The United States will institute 25% tariff on any country that purchases oil or gas from Venezuela, effective April 2, President Donald Trump announced Monday.
The “secondary” tariff targeting Venezuela and its trading partners will go into effect the same date Trump has slated for his promised reciprocal tariffs.
Administration officials, including the Secretary of State and Secretary of Commerce, will determine whether or not to impose the tariffs on a country-by-country basis starting April 2, per an executive order Trump signed Monday.
After implementation, the increased duty will remain in place for one year from the last date a country imported oil or gas from Venezuela, although officials can curtail that timeline.
The White House will also be rolling out additional tariff announcements this week ahead of April 2, Trump said in a news conference at the White House Monday. Those tariffs will be levied on goods such as automobiles, semiconductors and lumber.

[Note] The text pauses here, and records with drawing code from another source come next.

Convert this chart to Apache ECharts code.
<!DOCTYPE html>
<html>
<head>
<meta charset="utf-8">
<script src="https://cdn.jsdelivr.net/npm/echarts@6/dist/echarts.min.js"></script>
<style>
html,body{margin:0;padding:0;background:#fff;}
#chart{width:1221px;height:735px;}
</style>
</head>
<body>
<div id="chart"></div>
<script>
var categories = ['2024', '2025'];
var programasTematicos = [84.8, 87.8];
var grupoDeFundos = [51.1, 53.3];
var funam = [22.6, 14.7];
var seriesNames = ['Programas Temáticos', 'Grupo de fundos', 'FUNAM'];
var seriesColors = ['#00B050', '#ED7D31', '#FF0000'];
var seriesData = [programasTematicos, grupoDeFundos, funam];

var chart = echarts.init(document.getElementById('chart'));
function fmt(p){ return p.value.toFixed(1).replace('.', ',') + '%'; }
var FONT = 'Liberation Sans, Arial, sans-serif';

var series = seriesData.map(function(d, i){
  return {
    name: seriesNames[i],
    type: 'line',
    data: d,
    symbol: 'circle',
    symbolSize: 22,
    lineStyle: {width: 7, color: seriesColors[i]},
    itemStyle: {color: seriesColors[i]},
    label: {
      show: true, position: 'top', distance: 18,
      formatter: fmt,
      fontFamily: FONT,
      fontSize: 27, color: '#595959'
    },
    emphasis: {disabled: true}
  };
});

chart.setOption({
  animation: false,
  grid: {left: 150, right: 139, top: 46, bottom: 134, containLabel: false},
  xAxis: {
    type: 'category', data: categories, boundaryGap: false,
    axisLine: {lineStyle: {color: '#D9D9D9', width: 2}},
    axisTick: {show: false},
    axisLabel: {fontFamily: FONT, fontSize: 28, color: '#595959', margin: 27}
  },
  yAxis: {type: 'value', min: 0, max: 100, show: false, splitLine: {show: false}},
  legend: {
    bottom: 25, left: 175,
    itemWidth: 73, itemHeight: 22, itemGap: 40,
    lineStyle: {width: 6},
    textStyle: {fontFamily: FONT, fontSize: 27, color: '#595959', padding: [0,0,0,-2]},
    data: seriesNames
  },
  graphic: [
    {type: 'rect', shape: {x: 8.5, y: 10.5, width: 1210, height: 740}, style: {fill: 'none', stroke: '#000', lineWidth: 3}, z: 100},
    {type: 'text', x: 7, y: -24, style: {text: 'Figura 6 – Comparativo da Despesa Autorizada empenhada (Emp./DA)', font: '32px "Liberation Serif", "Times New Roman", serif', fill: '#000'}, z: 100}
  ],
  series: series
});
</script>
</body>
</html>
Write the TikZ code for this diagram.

Trump said on Truth Social the action against Venezuela was being imposed “for numerous reasons,” primarily citing immigration and national security concerns. He did not mention why he was targeting the trade of oil and gas from the country specifically.
However, decline in crude oil exports from Venezuela wouldn’t affect the global market significantly, said Jason Miller, a professor of supply chain management at Michigan State University, in a LinkedIn post.
“My question: will the USA cut off crude oil imports from Venezuela?," Miller said, noting the U.S. is one of Venezuela's oil buyers, and that another of its sources of oil — Canada — is currently subject to additional tariffs.c
Editor’s note: This story has been updated to include additional details about administration and enforcement of the tariffs.